Cast your mind back to 1996, when Archbishop Desmond Tutu established the Truth and Reconciliation Commission in South Africa, and then sat day in and day out, month in and month out, year in and year out listening to the stories, over and over again, banal stories of the evil done by so many against so many, because the perpetrators could not see that the other person was wearing a soul robe.
But Tutu, as a Christian, by putting on the mercy glasses, bound himself to the church, an institution of hope, to fortify him to see the soul robes worn by the perpetrators of the Apartheid horrors. Evil through and through.
And because Tutu wore the glasses of mercy, he did not seek to “other” the criminals, nor dehumanize them, nor isolate them… as they had done to him.

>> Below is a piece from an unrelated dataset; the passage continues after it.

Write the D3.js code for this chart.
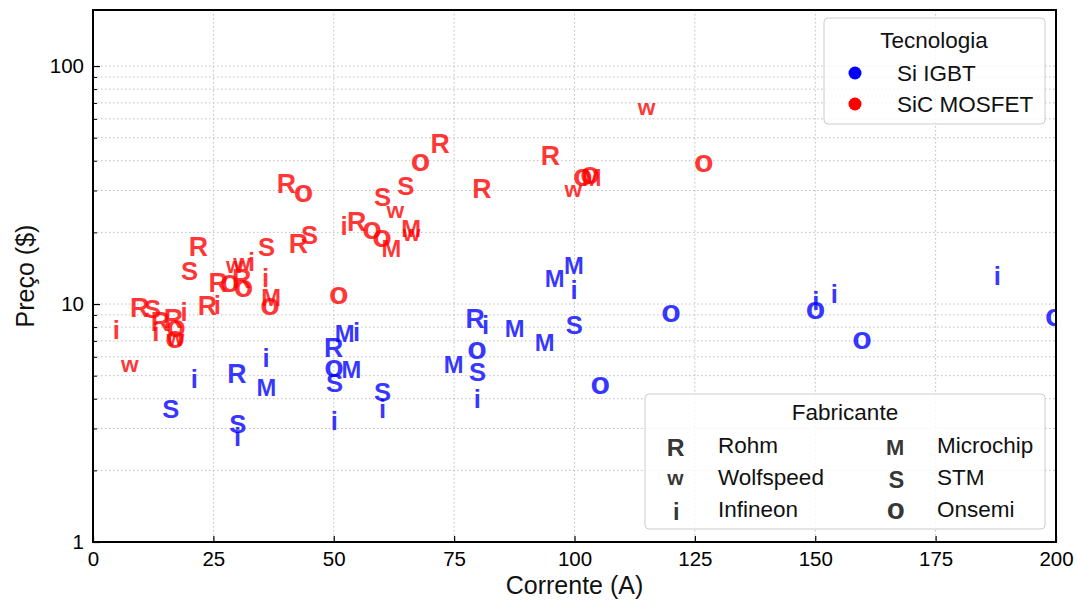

Rather, he gazed upon them with mercy, as Jesus gazed upon the Pharisees holding the denarii -and they were amazed.
And so, I’ll end by saying that in our own small ways the world needs us to be amazing right now. As an institution of hope, it is our duty and destiny to be pews full of amazing people, bespectacled with the glasses of mercy. And while it is very difficult for each one of us to have mercy for all people, in all contexts, at all times, together we can see all the world as Jesus does, through the mercy of God.